Biggest changes over last year:
- Improved AI
- 360 degree dribbling
- 50 new improvements in management mode
Fortunately, it doesn't matter that the list of improvements is almost completely invisible when you're looking for bullet points to coo over on the box. It's all in the gameplay.
It's been a classic Roy of the Rovers-style turnaround. The game has come from several goals down to Pro Evolution Soccer to breaking level last year and then smashing home a wondergoal to take the lead. Where PES has faltered since moving to next-gen systems, FIFA has gone from strength to strength. And regardless of the updated player roster that used to carry sales despite underwhelming gameplay, everything here is an improvement over last year's effort making it a worthy game in its own right.
Above: FIFA 10's boxart. Walcott, Rooney and Lamps look mighty hungry
Improved ball physics, tighter dribbling control and the (nearly) completely fixed lofted through-ball defender spasm – it's getting much better. Not perfect, mind, but noticeably better with each new iteration. Hopefully FIFA 2011 will get rid of the pinball games in the penalty area and the way you can lose possession when your player leaps over a horror challenge. We're still certain there's scope for an even better game to come in, but until then, FIFA's king of the park.
Is it worth the upgrade? Absolutely. And if current form is anything to go by, FIFA 11 is going to be spectacular.
This is another example of a once-great series run in to the ground with year after year of minimal progress. It's simply gone stale.
You could argue it's the opposition that's done it. After all, if you want violence, there's the Ultimate Fighting Championship to get under your nails. If you want to see the Divas in a bra and panties match, there's the better-looking Rumble Roses XX to ogle. And the fighting itself is deeper in pretty much any dedicated one-on-one fighter.
But that's not the problem, is it? It's this:
Biggest changes over last version:
- Story designer
- Clothes customisation
- Share customised characters online
- Customise your story and characters and share them online
User-generated content may well have been the buzzword(s) in console gaming over the last couple of years, but shouting about it as a game's biggest (only?) new feature doesn't bode well for the rest of the game. Mind you, who could resist this?
Above: What would you have him say? A: "Really? Did you throw it back?" or B: "I think your expectations are unrealistic". YOU decide!
Is it worth the upgrade? No. Or perhaps just this one time so you can create future updates yourself.

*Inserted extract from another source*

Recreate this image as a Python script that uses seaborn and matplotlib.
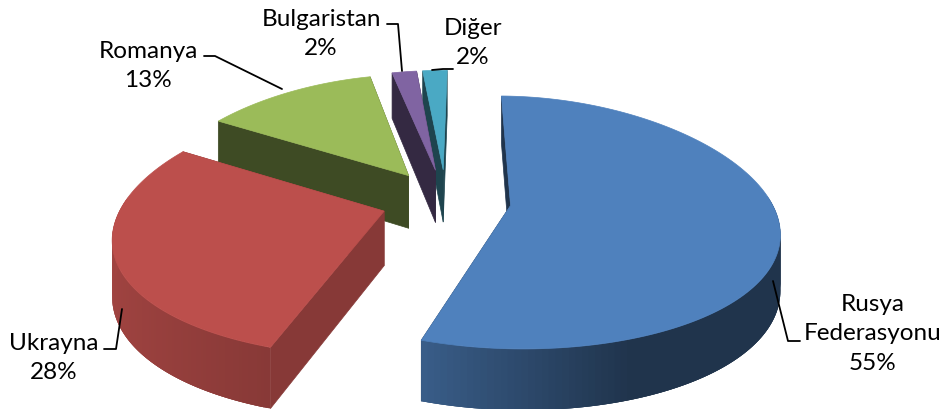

You see, the character rosters in these games are almost always out of date even by the time the game hits the shelves due to the real life soap opera of drama and change, so the best character creation mode is desirable.
But don't expect anything major to change in the near future. The last ten years has taught us that, not to mention the average score for the game today is the same now as it was four years ago. Sigh...

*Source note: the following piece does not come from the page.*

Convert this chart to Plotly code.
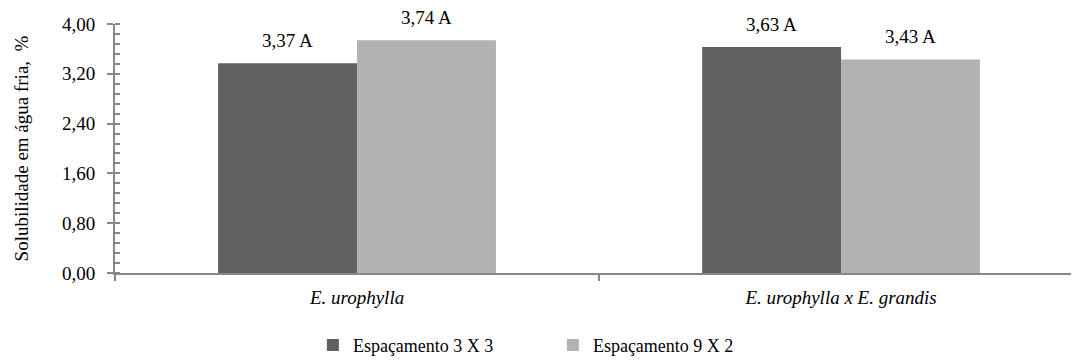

What have we learned? Brands can lose their appeal through over-familiarity no matter how different the content is each time (just look at Need For Speed for proof of that). Publishers are damaging long-term brand reputation by milking their most-prized series for short-term gains (see Guitar Hero). The law of diminishing returns is well documented, so perhaps they'd do better in the long-run if some time was left between sequels so gamers really notice the difference when the genuinely new version finally comes along.
With broadband access now fairly commonplace and people familar with the idea of DLC, we see no reason why games shouldn't be given update patches to keep player rosters accurate and add new game modes if needed. Compared to making a whole new game, we'd imagine the cost/profit ratio is highly inviting for publishers.
Burnout Paradise's extra content (bar the Big Surf Island expansion) was all delivered for free, when it could easily have been a few hundred Microsoft Points. Would we have minded? Probably not. Especially if it meant our existing games are kept fresh for a few pennies instead of being made obsolete with a full-price purchase required every 12 months.
The publishers would be happy, the devs would have more time to craft a masterpiece and us gamers would have cheap, fresh content.